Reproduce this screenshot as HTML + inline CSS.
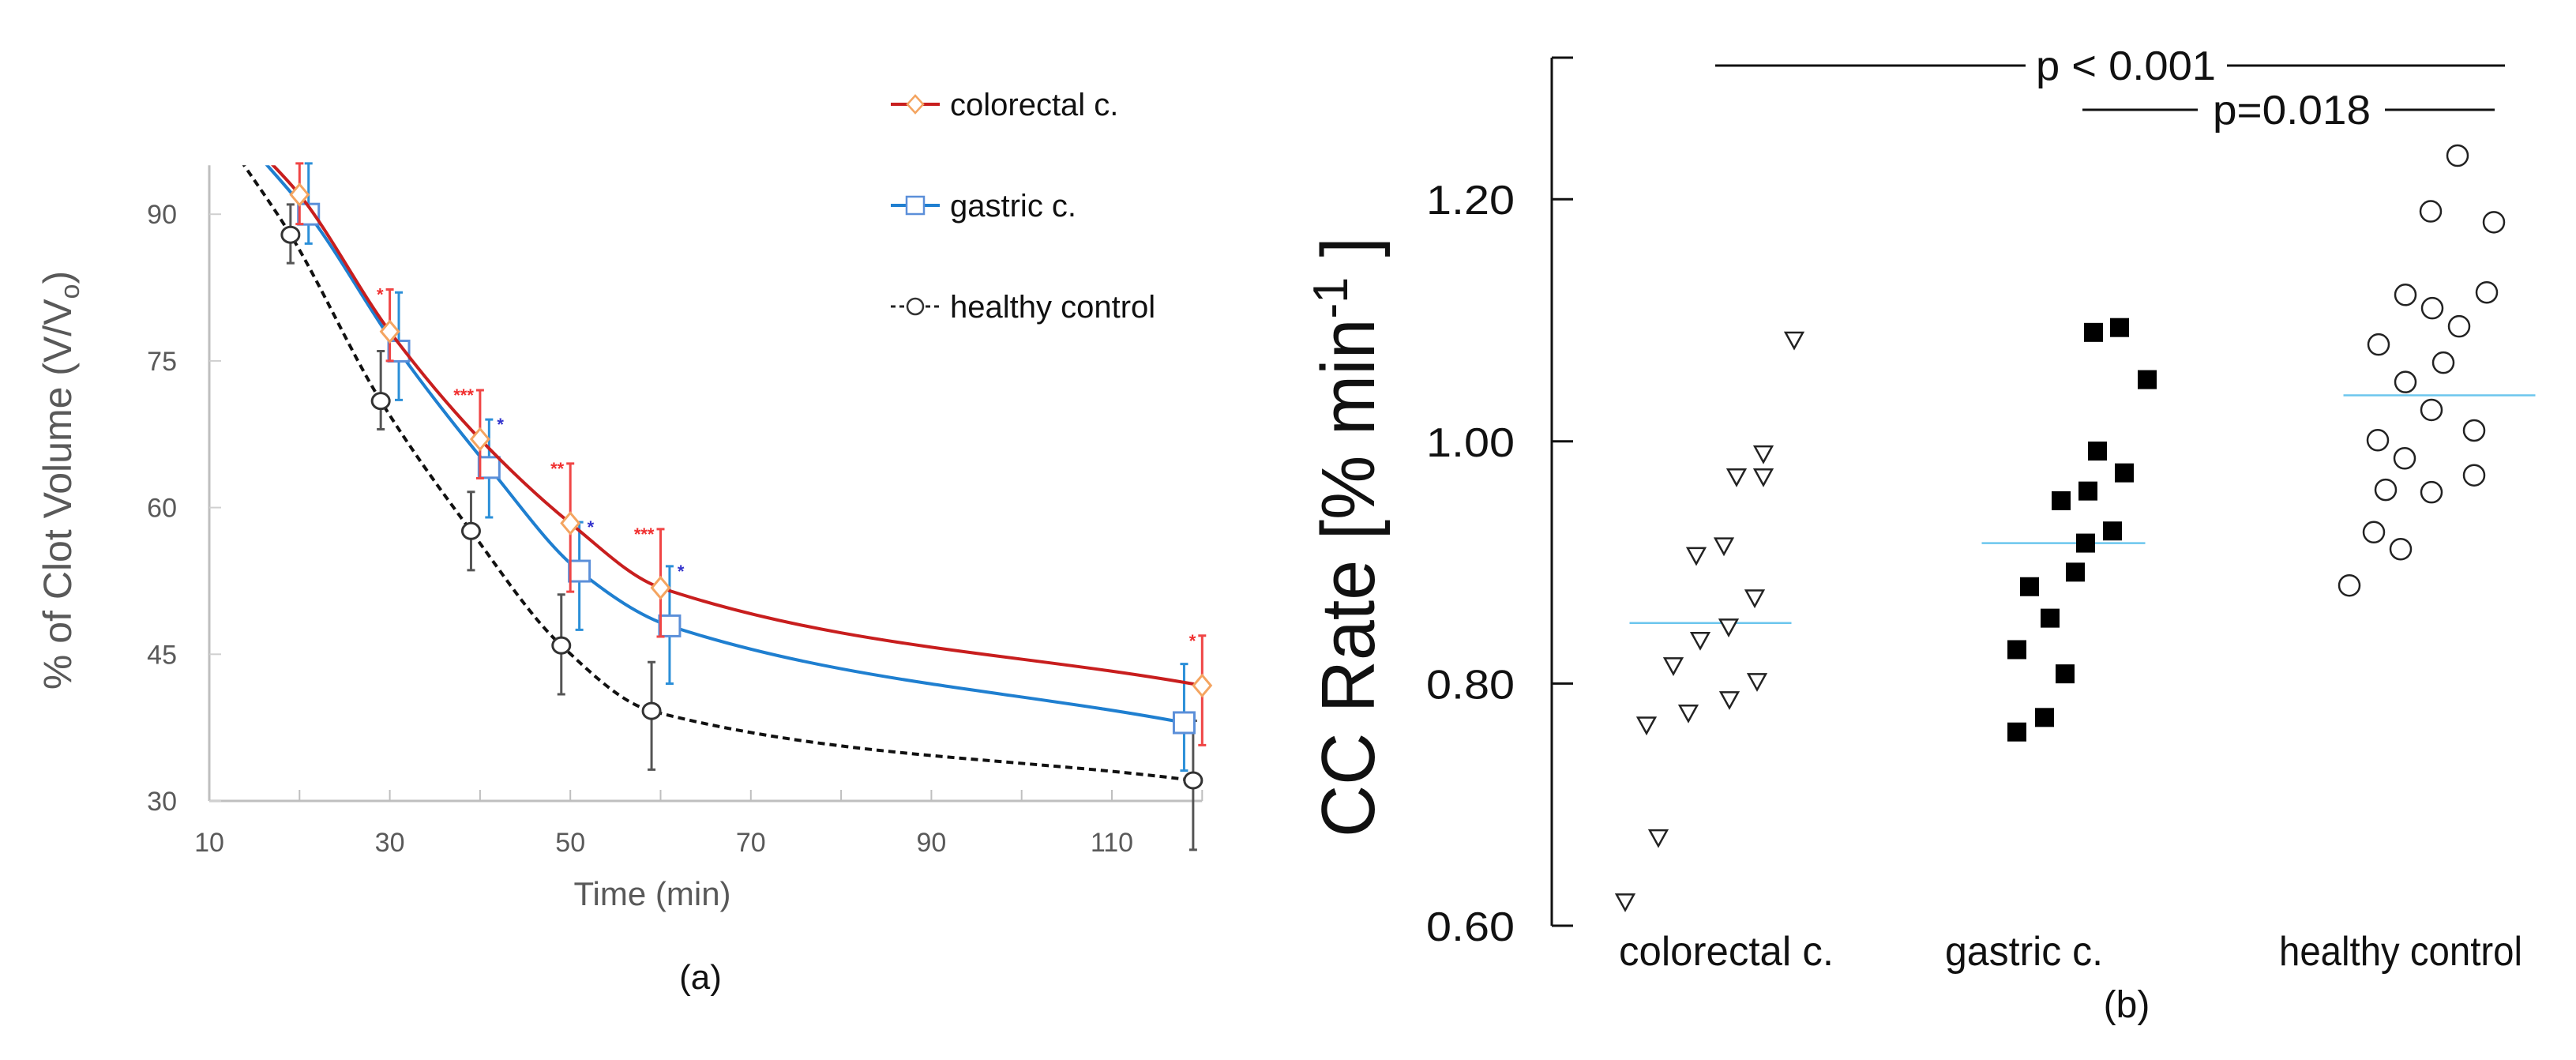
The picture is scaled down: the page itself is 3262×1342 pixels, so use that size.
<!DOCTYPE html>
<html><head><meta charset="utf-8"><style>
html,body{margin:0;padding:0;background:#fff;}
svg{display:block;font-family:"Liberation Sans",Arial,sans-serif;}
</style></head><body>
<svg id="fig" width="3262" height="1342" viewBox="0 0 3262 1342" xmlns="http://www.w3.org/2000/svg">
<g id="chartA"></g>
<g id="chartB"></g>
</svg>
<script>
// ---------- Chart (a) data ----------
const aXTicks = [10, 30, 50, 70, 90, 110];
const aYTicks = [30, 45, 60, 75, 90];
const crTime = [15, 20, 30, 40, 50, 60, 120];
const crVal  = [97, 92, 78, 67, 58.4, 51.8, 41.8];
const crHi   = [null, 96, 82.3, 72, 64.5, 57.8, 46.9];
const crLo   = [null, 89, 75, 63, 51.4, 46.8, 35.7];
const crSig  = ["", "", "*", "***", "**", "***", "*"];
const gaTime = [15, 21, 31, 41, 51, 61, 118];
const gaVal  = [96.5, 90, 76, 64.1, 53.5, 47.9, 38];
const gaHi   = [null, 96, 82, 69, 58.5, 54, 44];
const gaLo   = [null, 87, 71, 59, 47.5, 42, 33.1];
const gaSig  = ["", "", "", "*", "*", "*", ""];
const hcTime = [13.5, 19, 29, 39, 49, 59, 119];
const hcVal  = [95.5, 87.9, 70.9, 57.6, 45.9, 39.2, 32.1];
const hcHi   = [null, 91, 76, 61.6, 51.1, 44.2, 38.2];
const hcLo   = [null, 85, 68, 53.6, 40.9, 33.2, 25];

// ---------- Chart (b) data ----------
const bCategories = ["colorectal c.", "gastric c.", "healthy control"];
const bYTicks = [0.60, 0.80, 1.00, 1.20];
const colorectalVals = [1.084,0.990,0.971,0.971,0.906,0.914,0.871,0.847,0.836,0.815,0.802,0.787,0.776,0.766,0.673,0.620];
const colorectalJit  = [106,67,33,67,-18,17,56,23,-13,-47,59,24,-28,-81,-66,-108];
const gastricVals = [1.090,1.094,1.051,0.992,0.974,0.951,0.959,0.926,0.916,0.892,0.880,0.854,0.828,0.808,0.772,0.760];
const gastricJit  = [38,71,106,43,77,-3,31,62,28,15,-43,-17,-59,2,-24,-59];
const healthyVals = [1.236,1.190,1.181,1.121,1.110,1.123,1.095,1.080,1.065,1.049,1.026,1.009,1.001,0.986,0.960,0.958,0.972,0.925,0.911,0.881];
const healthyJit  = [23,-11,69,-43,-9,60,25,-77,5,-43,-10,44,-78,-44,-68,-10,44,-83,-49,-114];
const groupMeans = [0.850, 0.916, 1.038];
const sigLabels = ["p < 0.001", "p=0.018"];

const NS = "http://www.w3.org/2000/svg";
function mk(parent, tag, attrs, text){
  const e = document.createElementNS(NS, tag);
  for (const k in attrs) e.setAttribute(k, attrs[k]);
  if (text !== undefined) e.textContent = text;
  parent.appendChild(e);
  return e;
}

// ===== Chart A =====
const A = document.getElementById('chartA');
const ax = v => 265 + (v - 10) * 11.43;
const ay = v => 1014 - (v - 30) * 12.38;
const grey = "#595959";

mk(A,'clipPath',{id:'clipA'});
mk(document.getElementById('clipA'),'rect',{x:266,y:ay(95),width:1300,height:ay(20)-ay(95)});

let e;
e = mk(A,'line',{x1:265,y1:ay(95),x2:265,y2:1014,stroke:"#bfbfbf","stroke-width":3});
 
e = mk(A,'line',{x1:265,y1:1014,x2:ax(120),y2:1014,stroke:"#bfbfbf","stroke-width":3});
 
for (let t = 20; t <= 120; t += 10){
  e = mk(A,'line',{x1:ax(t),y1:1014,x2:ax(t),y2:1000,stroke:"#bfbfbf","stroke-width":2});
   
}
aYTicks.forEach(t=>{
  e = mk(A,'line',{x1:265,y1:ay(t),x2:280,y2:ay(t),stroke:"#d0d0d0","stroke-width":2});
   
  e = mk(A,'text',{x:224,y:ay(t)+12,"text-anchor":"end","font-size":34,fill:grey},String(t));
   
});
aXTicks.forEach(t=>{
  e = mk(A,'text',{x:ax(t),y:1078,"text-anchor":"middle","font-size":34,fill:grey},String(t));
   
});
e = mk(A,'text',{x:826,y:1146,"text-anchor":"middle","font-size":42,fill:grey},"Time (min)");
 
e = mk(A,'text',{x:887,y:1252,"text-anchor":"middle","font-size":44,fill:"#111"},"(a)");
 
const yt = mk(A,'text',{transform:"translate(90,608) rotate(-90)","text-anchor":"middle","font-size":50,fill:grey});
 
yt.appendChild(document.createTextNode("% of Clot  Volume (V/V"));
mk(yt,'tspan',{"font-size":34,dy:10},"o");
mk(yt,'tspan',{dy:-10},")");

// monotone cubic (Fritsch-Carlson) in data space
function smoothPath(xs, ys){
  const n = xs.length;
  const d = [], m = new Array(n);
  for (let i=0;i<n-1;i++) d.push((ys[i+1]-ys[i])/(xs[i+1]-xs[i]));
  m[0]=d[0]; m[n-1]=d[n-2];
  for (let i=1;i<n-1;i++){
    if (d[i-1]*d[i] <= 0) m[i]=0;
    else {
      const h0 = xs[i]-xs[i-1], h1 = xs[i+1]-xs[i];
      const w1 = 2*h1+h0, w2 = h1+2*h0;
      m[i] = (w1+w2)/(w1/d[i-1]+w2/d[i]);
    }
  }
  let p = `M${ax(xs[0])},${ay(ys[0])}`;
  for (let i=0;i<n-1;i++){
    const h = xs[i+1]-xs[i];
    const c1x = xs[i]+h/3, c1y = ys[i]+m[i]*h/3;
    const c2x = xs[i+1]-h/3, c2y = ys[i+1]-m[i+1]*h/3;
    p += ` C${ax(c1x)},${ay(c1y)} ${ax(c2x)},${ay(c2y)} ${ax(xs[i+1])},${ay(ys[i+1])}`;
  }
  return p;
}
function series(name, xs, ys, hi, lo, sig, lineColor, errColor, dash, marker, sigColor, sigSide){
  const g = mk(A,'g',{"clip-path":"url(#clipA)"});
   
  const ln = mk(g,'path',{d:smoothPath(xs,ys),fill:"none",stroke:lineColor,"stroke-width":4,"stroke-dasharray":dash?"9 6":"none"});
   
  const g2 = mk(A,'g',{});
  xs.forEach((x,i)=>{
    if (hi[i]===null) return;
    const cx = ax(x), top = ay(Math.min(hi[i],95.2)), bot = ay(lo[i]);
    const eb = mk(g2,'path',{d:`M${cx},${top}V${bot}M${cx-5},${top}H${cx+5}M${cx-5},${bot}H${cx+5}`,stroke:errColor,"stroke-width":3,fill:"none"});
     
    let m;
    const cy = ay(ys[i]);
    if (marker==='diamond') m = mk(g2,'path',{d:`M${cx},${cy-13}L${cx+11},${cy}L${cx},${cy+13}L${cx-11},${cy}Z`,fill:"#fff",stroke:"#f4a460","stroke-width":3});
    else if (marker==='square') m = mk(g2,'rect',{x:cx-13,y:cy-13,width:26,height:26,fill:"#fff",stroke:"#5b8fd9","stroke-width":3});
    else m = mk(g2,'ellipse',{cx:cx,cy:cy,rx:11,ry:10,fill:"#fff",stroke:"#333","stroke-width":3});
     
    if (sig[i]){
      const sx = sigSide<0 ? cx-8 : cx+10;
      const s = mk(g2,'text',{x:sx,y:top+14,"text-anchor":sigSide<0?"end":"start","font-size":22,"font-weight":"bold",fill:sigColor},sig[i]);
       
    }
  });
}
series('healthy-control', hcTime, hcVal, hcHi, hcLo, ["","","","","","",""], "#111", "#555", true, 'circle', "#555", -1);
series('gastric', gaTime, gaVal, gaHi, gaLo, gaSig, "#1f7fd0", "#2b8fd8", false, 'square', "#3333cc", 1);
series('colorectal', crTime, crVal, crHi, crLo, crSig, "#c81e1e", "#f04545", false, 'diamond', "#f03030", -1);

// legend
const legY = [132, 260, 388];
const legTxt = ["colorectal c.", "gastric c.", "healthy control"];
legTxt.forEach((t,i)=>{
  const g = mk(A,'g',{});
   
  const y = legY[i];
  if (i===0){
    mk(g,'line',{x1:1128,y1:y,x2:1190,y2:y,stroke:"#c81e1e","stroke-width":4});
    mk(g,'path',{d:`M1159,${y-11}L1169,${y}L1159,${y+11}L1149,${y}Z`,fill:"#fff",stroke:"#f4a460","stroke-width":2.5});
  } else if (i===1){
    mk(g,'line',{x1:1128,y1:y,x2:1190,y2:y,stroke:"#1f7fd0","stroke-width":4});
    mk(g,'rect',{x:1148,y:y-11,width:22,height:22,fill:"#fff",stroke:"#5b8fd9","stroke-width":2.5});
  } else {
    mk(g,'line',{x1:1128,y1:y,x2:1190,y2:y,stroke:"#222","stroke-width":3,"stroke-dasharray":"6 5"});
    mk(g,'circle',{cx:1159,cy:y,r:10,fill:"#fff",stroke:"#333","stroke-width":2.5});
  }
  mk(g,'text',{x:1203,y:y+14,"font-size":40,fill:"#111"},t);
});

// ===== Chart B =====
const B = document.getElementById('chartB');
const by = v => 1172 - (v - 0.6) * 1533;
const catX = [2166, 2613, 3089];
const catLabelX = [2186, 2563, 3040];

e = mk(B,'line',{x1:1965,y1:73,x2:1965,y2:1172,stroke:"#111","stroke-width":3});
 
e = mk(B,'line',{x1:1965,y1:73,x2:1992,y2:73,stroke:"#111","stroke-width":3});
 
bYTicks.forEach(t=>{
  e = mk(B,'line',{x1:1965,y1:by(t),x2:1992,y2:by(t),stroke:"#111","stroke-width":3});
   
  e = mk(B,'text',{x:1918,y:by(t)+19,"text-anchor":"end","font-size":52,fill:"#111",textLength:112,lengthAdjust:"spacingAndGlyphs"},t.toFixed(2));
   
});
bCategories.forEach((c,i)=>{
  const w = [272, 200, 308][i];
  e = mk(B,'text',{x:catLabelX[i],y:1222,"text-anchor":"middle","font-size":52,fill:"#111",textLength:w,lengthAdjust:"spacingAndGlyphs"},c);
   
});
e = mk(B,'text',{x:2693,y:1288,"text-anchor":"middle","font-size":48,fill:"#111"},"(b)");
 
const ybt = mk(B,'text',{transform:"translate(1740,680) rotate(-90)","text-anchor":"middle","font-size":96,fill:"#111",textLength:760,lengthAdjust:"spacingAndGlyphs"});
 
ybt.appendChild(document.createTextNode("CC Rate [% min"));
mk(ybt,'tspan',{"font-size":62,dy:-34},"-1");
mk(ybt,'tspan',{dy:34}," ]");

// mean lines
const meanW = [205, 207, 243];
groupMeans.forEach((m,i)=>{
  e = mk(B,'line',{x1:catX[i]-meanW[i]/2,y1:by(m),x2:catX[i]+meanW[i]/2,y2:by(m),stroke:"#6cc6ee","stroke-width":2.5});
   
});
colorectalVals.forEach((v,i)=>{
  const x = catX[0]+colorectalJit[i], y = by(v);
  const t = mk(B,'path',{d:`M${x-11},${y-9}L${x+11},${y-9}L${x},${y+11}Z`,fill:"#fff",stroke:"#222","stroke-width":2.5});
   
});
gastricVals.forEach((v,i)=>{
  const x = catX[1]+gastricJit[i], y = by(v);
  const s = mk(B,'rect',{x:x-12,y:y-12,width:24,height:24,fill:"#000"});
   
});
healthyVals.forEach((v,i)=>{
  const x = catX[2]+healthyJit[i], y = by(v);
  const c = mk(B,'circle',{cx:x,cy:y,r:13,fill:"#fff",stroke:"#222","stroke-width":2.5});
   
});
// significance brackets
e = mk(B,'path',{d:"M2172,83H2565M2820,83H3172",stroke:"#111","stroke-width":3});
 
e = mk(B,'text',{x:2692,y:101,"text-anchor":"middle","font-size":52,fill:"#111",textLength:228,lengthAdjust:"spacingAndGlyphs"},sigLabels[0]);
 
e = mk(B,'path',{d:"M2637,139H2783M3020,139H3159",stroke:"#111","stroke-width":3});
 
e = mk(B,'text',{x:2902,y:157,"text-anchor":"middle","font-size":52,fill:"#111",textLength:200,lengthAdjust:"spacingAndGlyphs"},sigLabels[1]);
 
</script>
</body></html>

◆ ◆ ◆ ◆

Task brief: Print, exactly as written, the lines above from the first one to the one containing "40.9, 33.2, 25];". Leave out pictures.

Solution for this task:
Reproduce this screenshot as HTML + inline CSS.
The picture is scaled down: the page itself is 3262×1342 pixels, so use that size.
<!DOCTYPE html>
<html><head><meta charset="utf-8"><style>
html,body{margin:0;padding:0;background:#fff;}
svg{display:block;font-family:"Liberation Sans",Arial,sans-serif;}
</style></head><body>
<svg id="fig" width="3262" height="1342" viewBox="0 0 3262 1342" xmlns="http://www.w3.org/2000/svg">
<g id="chartA"></g>
<g id="chartB"></g>
</svg>
<script>
// ---------- Chart (a) data ----------
const aXTicks = [10, 30, 50, 70, 90, 110];
const aYTicks = [30, 45, 60, 75, 90];
const crTime = [15, 20, 30, 40, 50, 60, 120];
const crVal  = [97, 92, 78, 67, 58.4, 51.8, 41.8];
const crHi   = [null, 96, 82.3, 72, 64.5, 57.8, 46.9];
const crLo   = [null, 89, 75, 63, 51.4, 46.8, 35.7];
const crSig  = ["", "", "*", "***", "**", "***", "*"];
const gaTime = [15, 21, 31, 41, 51, 61, 118];
const gaVal  = [96.5, 90, 76, 64.1, 53.5, 47.9, 38];
const gaHi   = [null, 96, 82, 69, 58.5, 54, 44];
const gaLo   = [null, 87, 71, 59, 47.5, 42, 33.1];
const gaSig  = ["", "", "", "*", "*", "*", ""];
const hcTime = [13.5, 19, 29, 39, 49, 59, 119];
const hcVal  = [95.5, 87.9, 70.9, 57.6, 45.9, 39.2, 32.1];
const hcHi   = [null, 91, 76, 61.6, 51.1, 44.2, 38.2];
const hcLo   = [null, 85, 68, 53.6, 40.9, 33.2, 25];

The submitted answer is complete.